Obviously to have $q-p$ to be the greatest we must have the green graph take up as much space in the y-range $[-1,1]$ as possible. This means it is tangent to the line $y=-1$ and $y=1$ . It follows that $y=a(0)^2+b-\sqrt{0^2+1}=1$ , so $b=2$ .

Now we must solve for $a$ by using the information that $y=ax^2+2-\sqrt{x^2+1}$ is tangent to $y=-1$ .

We plug in $y=-1$ and rearrange to get $ax^2+3=\sqrt{x^2+1}$ .

Squaring both sides gives $a^2x^4+6ax^2+9=x^2+1$ .

Rearranging gives $a^2x^4+(6a-1)x^2+8=0$

We use the quadratic equation with respect to $x^2$ to obtain $x^2=\dfrac{1-6a\pm \sqrt{4a^2-12a+1}}{2a^2}$ .

Remembering that since the green graph is tangent to $y=-1$ , we must have that the discriminant of this quadratic is zero. Thus, we have $4a^2-12a+1=0$ .

Using the quadratic formula with respect to $a$ , we obtain $a=\dfrac{3}{2}\pm \sqrt{2}$ . However, if $a=\dfrac{3}{2}+\sqrt{2}$ , then $x^2$ is negative, thus $x$ is imaginary; bad. Thus, $a=\dfrac{3}{2}-\sqrt{2}$ .

We have figured out that the blue graph's equation is $y=\left(\dfrac{3}{2}-\sqrt{2}\right)x^2+2$ . The green graph's equation is then $y=\left(\dfrac{3}{2}-\sqrt{2}\right)x^2+2-\sqrt{x^2+1}$ . We now must find the points of intersection of this graph and $y=1$ to determine the values of $p$ and $q$ .
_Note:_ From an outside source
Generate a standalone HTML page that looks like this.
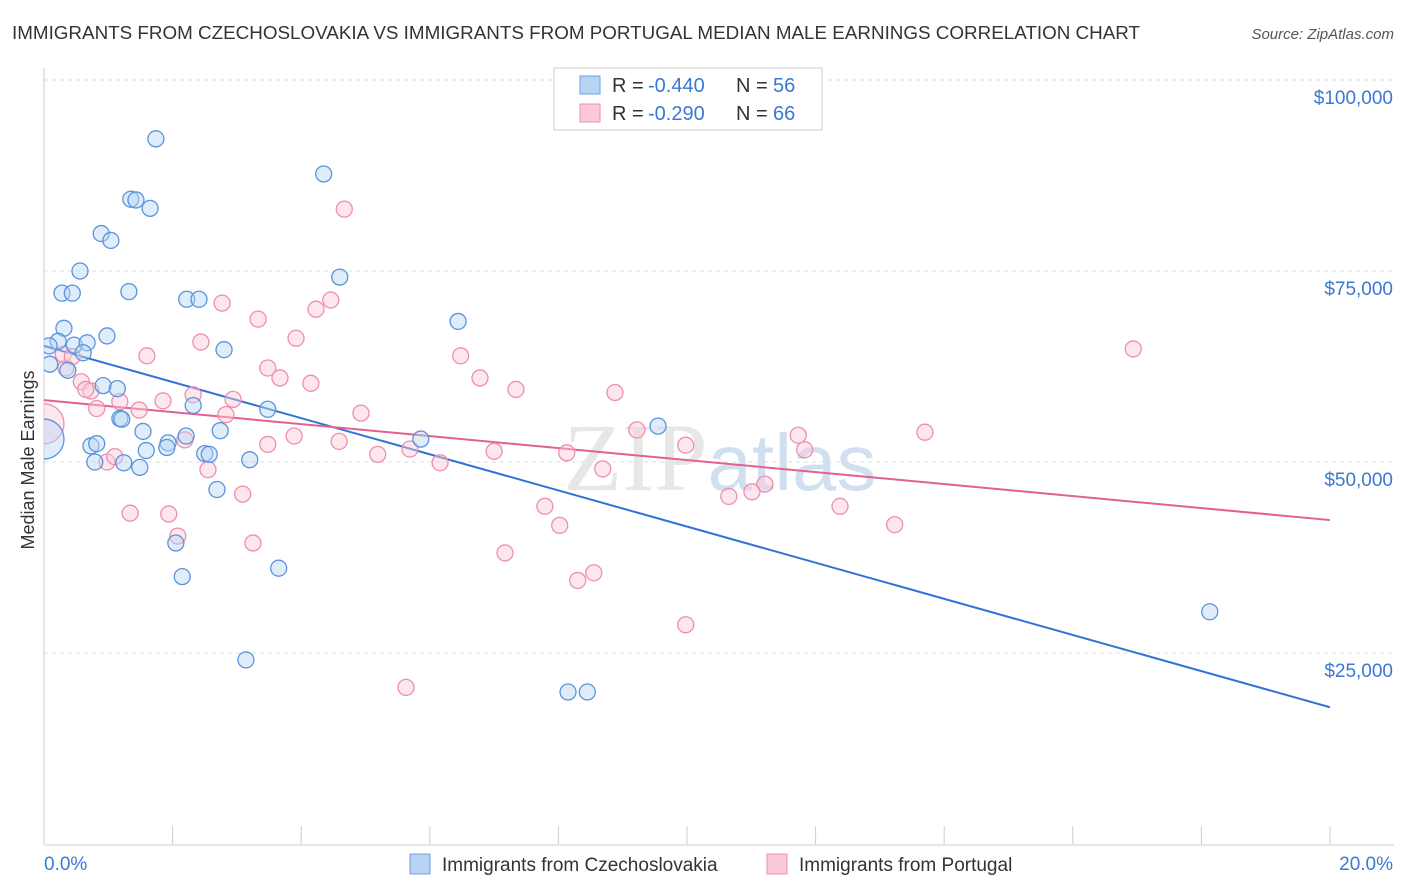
<!DOCTYPE html>
<html><head><meta charset="utf-8"><style>
body{margin:0;background:#fff;font-family:"Liberation Sans",sans-serif;}
svg{display:block}
</style></head><body>
<svg id="chart" width="1406" height="892" xmlns="http://www.w3.org/2000/svg">
<defs><clipPath id="plotclip"><rect x="44" y="60" width="1360" height="790"/></clipPath></defs>
<text x="12" y="39" font-size="18" fill="#333" textLength="1128" lengthAdjust="spacingAndGlyphs">IMMIGRANTS FROM CZECHOSLOVAKIA VS IMMIGRANTS FROM PORTUGAL MEDIAN MALE EARNINGS CORRELATION CHART</text>
<text x="1394" y="39" font-size="15" fill="#555" font-style="italic" text-anchor="end">Source: ZipAtlas.com</text>
<text x="34" y="460" font-size="18" fill="#333" transform="rotate(-90 34 460)" text-anchor="middle">Median Male Earnings</text>
<text x="720" y="490" font-size="96" fill="#ccc" opacity="0.45" text-anchor="middle" font-family="Liberation Serif">ZIP<tspan fill="#9bbbe0" font-family="Liberation Sans" font-size="80">atlas</tspan></text>
<g id="grid"></g><g id="trend"></g><g id="pts" clip-path="url(#plotclip)"></g>
<g>
<rect x="554" y="68" width="268" height="62" fill="#fff" stroke="#ccc"/>
<rect x="580" y="76" width="20" height="18" fill="#b8d4f5" stroke="#6fa0e0"/>
<text x="612" y="92" font-size="20" fill="#333">R =</text>
<text x="648" y="92" font-size="20" fill="#3a78d4">-0.440</text>
<text x="736" y="92" font-size="20" fill="#333">N =</text>
<text x="773" y="92" font-size="20" fill="#3a78d4">56</text>
<rect x="580" y="104" width="20" height="18" fill="#fbc9d8" stroke="#ee90b0"/>
<text x="612" y="120" font-size="20" fill="#333">R =</text>
<text x="648" y="120" font-size="20" fill="#3a78d4">-0.290</text>
<text x="736" y="120" font-size="20" fill="#333">N =</text>
<text x="773" y="120" font-size="20" fill="#3a78d4">66</text>
</g>
<g>
<rect x="410" y="854" width="20" height="20" fill="#b8d4f5" stroke="#6fa0e0"/>
<text x="442" y="871" font-size="19" fill="#333">Immigrants from Czechoslovakia</text>
<rect x="767" y="854" width="20" height="20" fill="#fbc9d8" stroke="#ee90b0"/>
<text x="799" y="871" font-size="19" fill="#333">Immigrants from Portugal</text>
</g>
<text x="44" y="870" font-size="19" fill="#3a78d4">0.0%</text>
<text x="1393" y="870" font-size="19" fill="#3a78d4" text-anchor="end">20.0%</text>
</svg>
<script>
const yTicks=[25000,50000,75000,100000];
const yTickLabels=["$25,000","$50,000","$75,000","$100,000"];
const xTicks=[0,2,4,6,8,10,12,14,16,18,20];
const blueX=[1.74,1.35,1.43,1.65,4.35,0.89,1.04,0.56,4.60,0.28,0.44,1.32,2.22,2.41,0.31,0.98,6.44,0.22,0.08,0.47,0.67,0.61,0.09,2.80,0.37,0.92,1.14,2.32,3.48,1.18,1.21,1.54,2.21,9.55,5.86,2.74,1.93,0.73,0.82,1.59,1.91,2.50,2.57,3.20,0.79,1.24,1.49,2.69,2.05,2.15,3.65,3.14,8.15,8.45,18.13,0.0];
const blueY=[92300,84400,84300,83200,87700,79900,79000,75000,74200,72100,72100,72300,71300,71300,67500,66500,68400,65800,65200,65300,65600,64300,62800,64700,62000,60000,59600,57400,56900,55700,55600,54000,53400,54700,53000,54100,52500,52100,52400,51500,51900,51100,51000,50300,50000,49900,49300,46400,39400,35000,36100,24100,19900,19900,30400,53000];
const blueR=blueY.map((v,i)=>i===55?20:8);
const pinkX=[4.67,4.46,4.23,2.77,3.33,3.92,2.44,1.60,6.48,16.94,0.34,3.48,3.67,4.15,6.78,7.34,8.88,0.58,0.73,2.32,2.94,1.85,1.18,0.82,1.48,2.83,4.93,2.19,3.48,3.89,4.59,5.69,7.00,8.13,9.22,9.98,11.73,11.83,13.70,5.19,6.16,8.69,0.98,1.10,2.55,11.21,11.01,10.65,3.09,7.79,8.02,12.38,13.23,1.34,1.94,2.08,3.25,7.17,8.55,8.30,9.98,5.63,0.0,0.30,0.44,0.65];
const pinkY=[83100,71200,70000,70800,68700,66200,65700,63900,63900,64800,62300,62300,61000,60300,61000,59500,59100,60500,59300,58800,58200,58000,57900,57000,56800,56200,56400,52900,52300,53400,52700,51700,51400,51200,54200,52200,53500,51600,53900,51000,49900,49100,50000,50700,49000,47100,46100,45500,45800,44200,41700,44200,41800,43300,43200,40300,39400,38100,35500,34500,28700,20500,55000,64100,63800,59500];
const pinkR=pinkY.map((v,i)=>i===62?20:8);
const blueTrend=[65200,17900];
const pinkTrend=[58100,42400];
const X0=44,X1=1330,Y0=844,PX=191/25000;
const sx=v=>X0+(v/20)*(X1-X0), sy=v=>Y0-v*PX;
const NS="http://www.w3.org/2000/svg";
function mk(t,a,p){const e=document.createElementNS(NS,t);for(const k in a)e.setAttribute(k,a[k]);p.appendChild(e);return e;}
const grid=document.getElementById('grid');
yTicks.forEach((t,i)=>{
 const l=mk('line',{x1:X0,x2:1394,y1:sy(t),y2:sy(t),stroke:'#ddd','stroke-dasharray':'4 4'},grid);
 
 
 const tx=mk('text',{x:1393,y:sy(t)+24,'font-size':19,fill:'#3a78d4','text-anchor':'end'},grid);
 tx.textContent=yTickLabels[i];
 
 
});
const ax=mk('line',{x1:X0,x2:1394,y1:Y0+1,y2:Y0+1,stroke:'#ccc'},grid);


const ay=mk('line',{x1:X0,x2:X0,y1:68,y2:Y0,stroke:'#ccc'},grid);


xTicks.forEach(t=>{const l=mk('line',{x1:sx(t),x2:sx(t),y1:Y0-18,y2:Y0,stroke:'#ccc'},grid);
 
 });
const pts=document.getElementById('pts');
function series(xs,ys,rs,fill,stroke,name){xs.forEach((x,i)=>{const c=mk('circle',{cx:sx(x),cy:sy(ys[i]),r:rs[i],fill:fill,'fill-opacity':0.45,stroke:stroke,'stroke-width':1.3},pts);
 
 });}
series(pinkX,pinkY,pinkR,'#fbc9d8','#ec8fae','portugal-point');
series(blueX,blueY,blueR,'#b8d4f5','#5b93dc','czechoslovakia-point');
const tr=document.getElementById('trend');
const b=mk('line',{x1:sx(0),y1:sy(blueTrend[0]),x2:sx(20),y2:sy(blueTrend[1]),stroke:'#2f73d6','stroke-width':2},tr);


const p=mk('line',{x1:sx(0),y1:sy(pinkTrend[0]),x2:sx(20),y2:sy(pinkTrend[1]),stroke:'#e4608e','stroke-width':2},tr);


</script>
</body></html>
Setting $y=1$ and simplifying, we get $\left(\dfrac{3}{2}-\sqrt{2}\right)x^2+1=\sqrt{x^2+1}$ .

Squaring both sides and subtracting $1$ , we have $\left(\dfrac{3}{2}-\sqrt{2}\right)^2x^4+(3-2\sqrt{2})x^2=x^2$ .

Dividing both sides by $x^2$ (allowed because $x=0$ is not the root we want) we get $\left(\dfrac{3}{2}-\sqrt{2}\right)^2x^2+3-2\sqrt{2}=1$ .

Simplifying: $\left(\dfrac{17}{4}-3\sqrt{2}\right)x^2=2\sqrt{2}-2$ .

Isolating $x^2$ we have $x^2=\dfrac{2\sqrt{2}-2}{\dfrac{17}{4}-3\sqrt{2}}$

Rationalizing, we get $x^2=56+40\sqrt{2}$

Taking the square root and simplifying, we finally get that $q=2\sqrt{14+10\sqrt{2}}$ . Also, $p=-2\sqrt{14+10\sqrt{2}}$ .

Thus, we have that $q-p=\boxed{4\sqrt{14+10\sqrt{2}}}$ , and so our answer is $4+14+10+2=\boxed{30}$ . $\Box$